Are you wondering what I’m doing talking about book like this here, on a blog about books for young people? I’ll tell you: the greatest triumph of Whoops! is that – without over-simplifying the details of what can appear (deliberately I think) to be a forbiddingly complex subject – it’s a book that can be read and understood by anyone.
I’m serious: if you can read, you can read this book. In fact, you should. In the UK we’re about to experience the biggest cuts to public spending and services that have ever been attempted. If you want to know why that’s happening – why your school library can’t afford new books and your local public library is in danger of being closed, why you had to wait five hours in A&E before a doctor would see you when you broke your arm, why your family is worried about money – then read this book and you’ll find out.
The only sense in which this book is difficult to read is that it may make you angry.

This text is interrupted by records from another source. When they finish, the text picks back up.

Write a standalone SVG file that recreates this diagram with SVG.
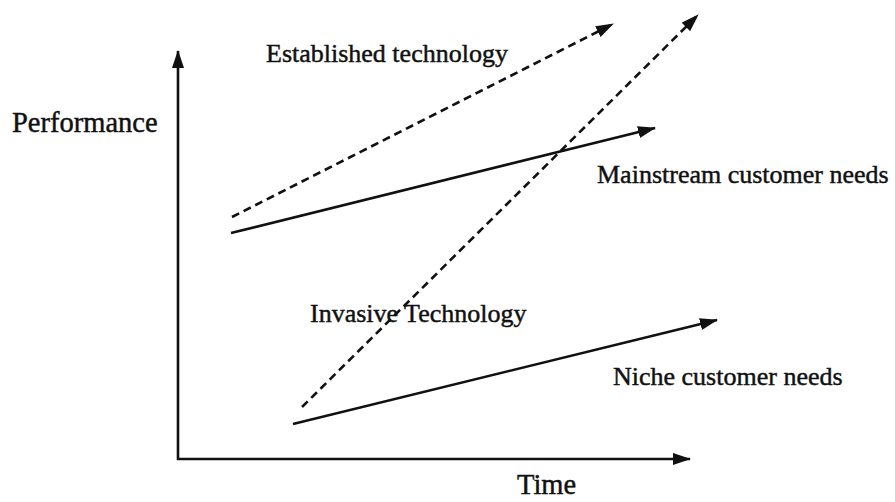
<svg xmlns="http://www.w3.org/2000/svg" width="895" height="502" viewBox="0 0 895 502">
  <style>
    .lbl { font-family: "Liberation Serif", "Times New Roman", serif; font-size: 26px; fill: #111; stroke: #111; stroke-width: 0.45; }
    .big { font-size: 28.5px; }
    .line { stroke: #111; stroke-width: 2.6; fill: none; }
    .dash { stroke-dasharray: 8 5; }
  </style>
  <defs>
    <marker id="head" viewBox="0 0 18 12" refX="17" refY="6" markerWidth="18" markerHeight="12" markerUnits="userSpaceOnUse" orient="auto">
      <path d="M0,0 L18,6 L0,12 Z" fill="#111"/>
    </marker>
  </defs>
  <rect width="895" height="502" fill="#fff"/>

  <!-- axes and trend lines -->
  <g id="connectors">
    <line id="axis-y" class="line" x1="178" y1="460" x2="178" y2="51" marker-end="url(#head)"/>
    <line id="axis-x" class="line" x1="177" y1="459" x2="690" y2="459" marker-end="url(#head)"/>
    <line id="established" class="line dash" x1="232" y1="217" x2="613" y2="24" marker-end="url(#head)"/>
    <line id="mainstream" class="line" x1="231" y1="233" x2="655" y2="128" marker-end="url(#head)"/>
    <line id="invasive" class="line dash" x1="302" y1="407" x2="698" y2="15" marker-end="url(#head)"/>
    <line id="niche" class="line" x1="293" y1="424" x2="717" y2="320" marker-end="url(#head)"/>
  </g>

  <g id="label-performance"><text class="lbl big" x="12" y="132">Performance</text></g>
  <g id="label-time"><text class="lbl big" x="517" y="494">Time</text></g>
  <g id="label-established"><text class="lbl" x="266" y="62">Established technology</text></g>
  <g id="label-mainstream"><text class="lbl" x="597" y="183">Mainstream customer needs</text></g>
  <g id="label-invasive"><text class="lbl" x="310" y="322">Invasive Technology</text></g>
  <g id="label-niche"><text class="lbl" x="613" y="385">Niche customer needs</text></g>
</svg>
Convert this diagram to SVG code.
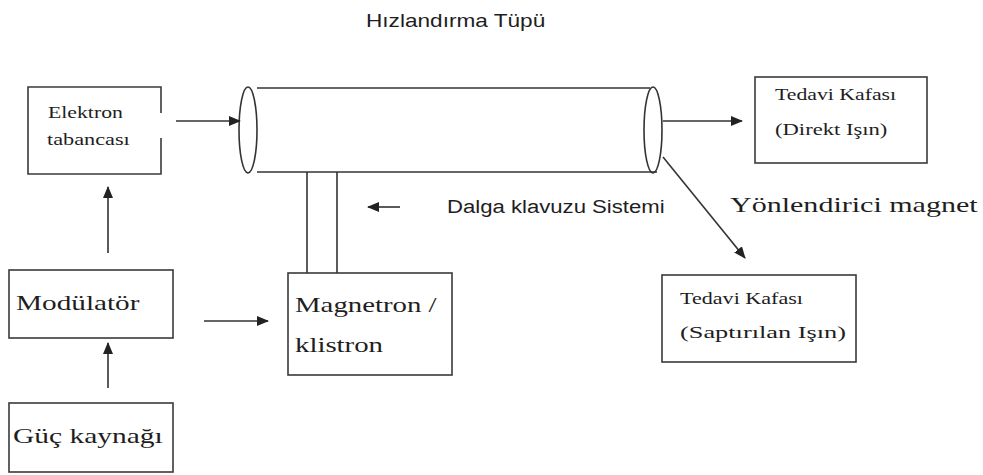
<svg xmlns="http://www.w3.org/2000/svg" width="983" height="475" viewBox="0 0 983 475">
<style>
.box{fill:none;stroke:#3a3a3a;stroke-width:1.6}
.ln{fill:none;stroke:#333;stroke-width:1.6}
.ser{font-family:"Liberation Serif","DejaVu Serif",serif;fill:#1e1e1e}
.san{font-family:"Liberation Sans","DejaVu Sans",sans-serif;fill:#1e1e1e}
</style>
<defs>
<marker id="ah" markerWidth="12" markerHeight="10" refX="11" refY="5" orient="auto" markerUnits="userSpaceOnUse">
<path d="M0,0 L12,5 L0,10 Z" fill="#222"/>
</marker>
</defs>
<rect width="983" height="475" fill="#fff"/>

<text class="san" transform="translate(366,27) scale(1.19,1)" font-size="19">Hızlandırma Tüpü</text>

<g id="tube">
<line class="ln" x1="257" y1="88" x2="650" y2="88"/>
<line class="ln" x1="257" y1="172" x2="657" y2="172"/>
<ellipse class="ln" cx="248" cy="130" rx="9" ry="43" fill="#fff"/>
<ellipse class="ln" cx="653" cy="130" rx="9" ry="43" fill="none"/>
</g>

<g id="waveguide">
<line class="ln" x1="307" y1="172" x2="307" y2="273"/>
<line class="ln" x1="337" y1="172" x2="337" y2="273"/>
<text class="san" transform="translate(447,213) scale(1.23,1)" font-size="18">Dalga klavuzu Sistemi</text>
</g>

<g id="elektron">
<path class="box" d="M161,113 V87 H28 V174 H161 V138"/>
<text class="ser" transform="translate(48,118) scale(1.28,1)" font-size="17">Elektron</text>
<text class="ser" transform="translate(47,145) scale(1.31,1)" font-size="17">tabancası</text>
</g>

<g id="modulator">
<rect class="box" x="9" y="270" width="164" height="68"/>
<text class="ser" transform="translate(16,310) scale(1.33,1)" font-size="22">Modülatör</text>
</g>

<g id="guc">
<rect class="box" x="9" y="403" width="164" height="69"/>
<text class="ser" transform="translate(13,443) scale(1.34,1)" font-size="22">Güç kaynağı</text>
</g>

<g id="magnetron">
<rect class="box" x="288" y="273" width="164" height="102"/>
<text class="ser" transform="translate(295,312) scale(1.31,1)" font-size="22">Magnetron /</text>
<text class="ser" transform="translate(295,352) scale(1.31,1)" font-size="22">klistron</text>
</g>

<g id="tedavi-direkt">
<rect class="box" x="755" y="77" width="172" height="86"/>
<text class="ser" transform="translate(775,100) scale(1.28,1)" font-size="17">Tedavi Kafası</text>
<text class="ser" transform="translate(775,135) scale(1.33,1)" font-size="17">(Direkt Işın)</text>
</g>

<g id="tedavi-saptirilan">
<rect class="box" x="662" y="275" width="194" height="87"/>
<text class="ser" transform="translate(680,304) scale(1.3,1)" font-size="17">Tedavi Kafası</text>
<text class="ser" transform="translate(680,338) scale(1.55,1)" font-size="17">(Saptırılan Işın)</text>
</g>

<g id="yonlendirici">
<text class="ser" transform="translate(730,212) scale(1.43,1)" font-size="21">Yönlendirici magnet</text>
</g>

<g id="connectors">
<line class="ln" x1="176" y1="121" x2="240" y2="121" marker-end="url(#ah)"/>
<line class="ln" x1="108" y1="253" x2="108" y2="187" marker-end="url(#ah)"/>
<line class="ln" x1="108" y1="388" x2="108" y2="343" marker-end="url(#ah)"/>
<line class="ln" x1="204" y1="321" x2="268" y2="321" marker-end="url(#ah)"/>
<line class="ln" x1="400" y1="207" x2="368" y2="207" marker-end="url(#ah)"/>
<line class="ln" x1="663" y1="121" x2="742" y2="121" marker-end="url(#ah)"/>
<line class="ln" x1="663" y1="157" x2="745" y2="258" marker-end="url(#ah)"/>
</g>
</svg>
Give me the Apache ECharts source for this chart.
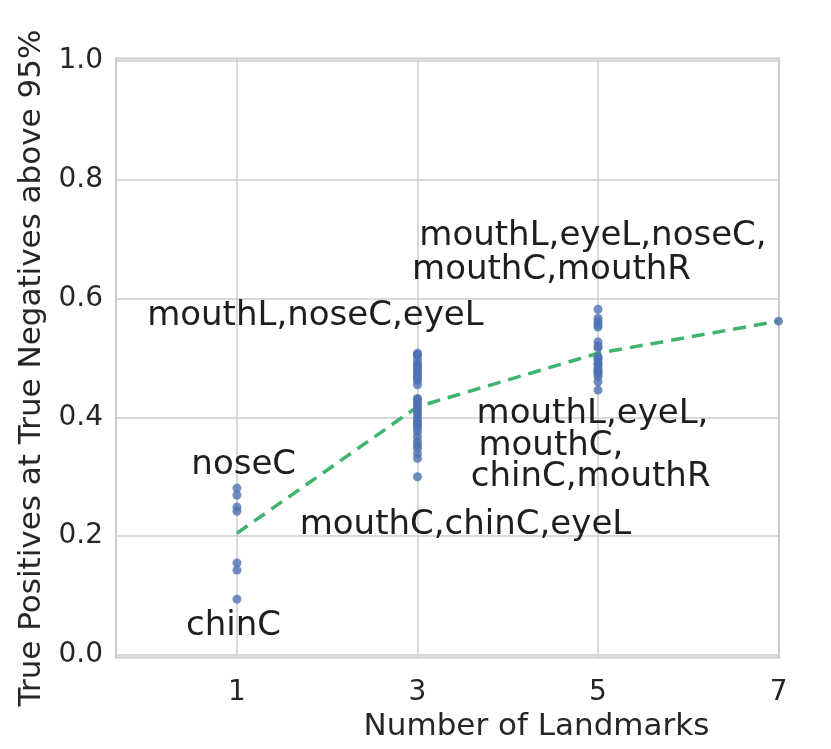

Successive governments around the world have allowed all our lives to be lashed to the activities of a small group of people who don’t do or make or care about anything except recklessly chasing quick profit for themselves. Moreover, our politicians have recently failed once more to take any real steps to curb them, or stop the current crisis from happening again. It’s not a good feeling. But it’s an important truth, and the younger you are when you discover it, the sooner you can start thinking about how to do something about it.

This is one of the absolute best books I’ve read this year. The champagne bottle on its new cover is appropriate: the contents fizz with wit and verve and passion. I’d recommend Whoops! to everyone.